Can I use the Takis font for my own project?

The Takis wordmark is a registered trademark. Even a flawless font match would not let you legally recreate the logo for your own product or marketing, that is a trademark issue, not just font licensing. The safe approach is to take inspiration from the style while building your own distinct identity.

In practice: choose a free angular display face like Anton, draw your own original wordmark, pick your own colors, and make sure the result is clearly yours and not confusable with Takis. You can deliver the same fiery, edgy energy without legal exposure. The same caution applies to other custom snack wordmarks like the Ruffles font and the Cheez-It font.

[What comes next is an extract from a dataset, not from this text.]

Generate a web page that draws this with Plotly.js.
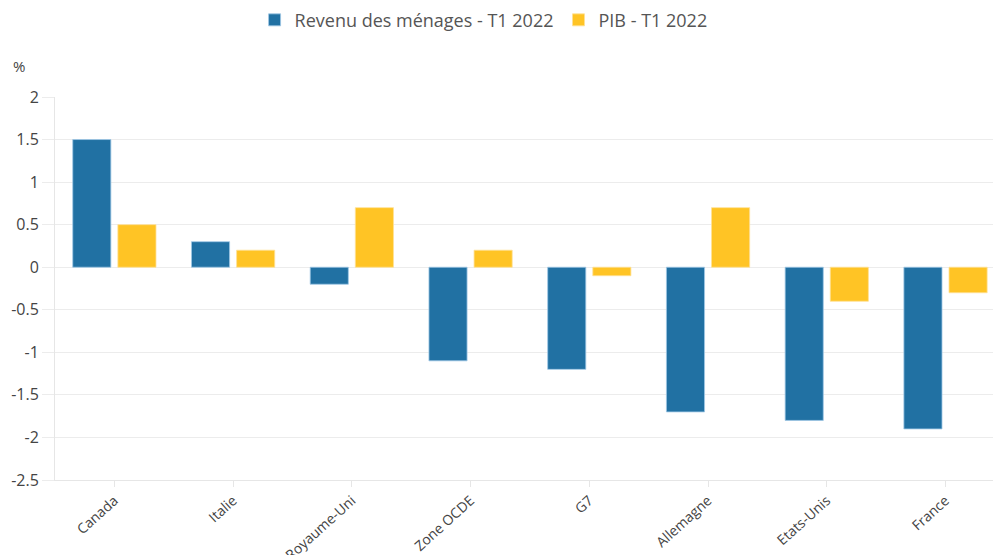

Frequently Asked Questions

Is the Takis font available to download?

No. The Takis logotype is custom lettering made for the brand, not a font sold publicly. Any “Takis font” download is an unofficial look-alike. For a free, legal substitute, a heavy condensed display face like Anton is the closest readily available match.

What font is closest to the Takis logo?

Anton is the best free match because its heavy, tall, condensed forms echo the bold Takis wordmark. Teko is a strong alternative when you want sharper, more geometric letterforms while keeping the aggressive, high-energy feel the brand is known for.

Why does the Takis logo look so aggressive?

The angular edges and steep forward lean are designed to communicate extreme heat, speed, and intensity, matching the snack’s spicy, thrill-seeking positioning. The aggressive styling targets a younger audience and makes the wordmark pop dramatically against the dark packaging.

Can I use a Takis look-alike font commercially?

Yes, as long as the font itself has a commercial or open license. You simply cannot recreate the trademarked Takis wordmark. Use the look-alike font to build your own original, edgy brand identity rather than imitating the Takis logo.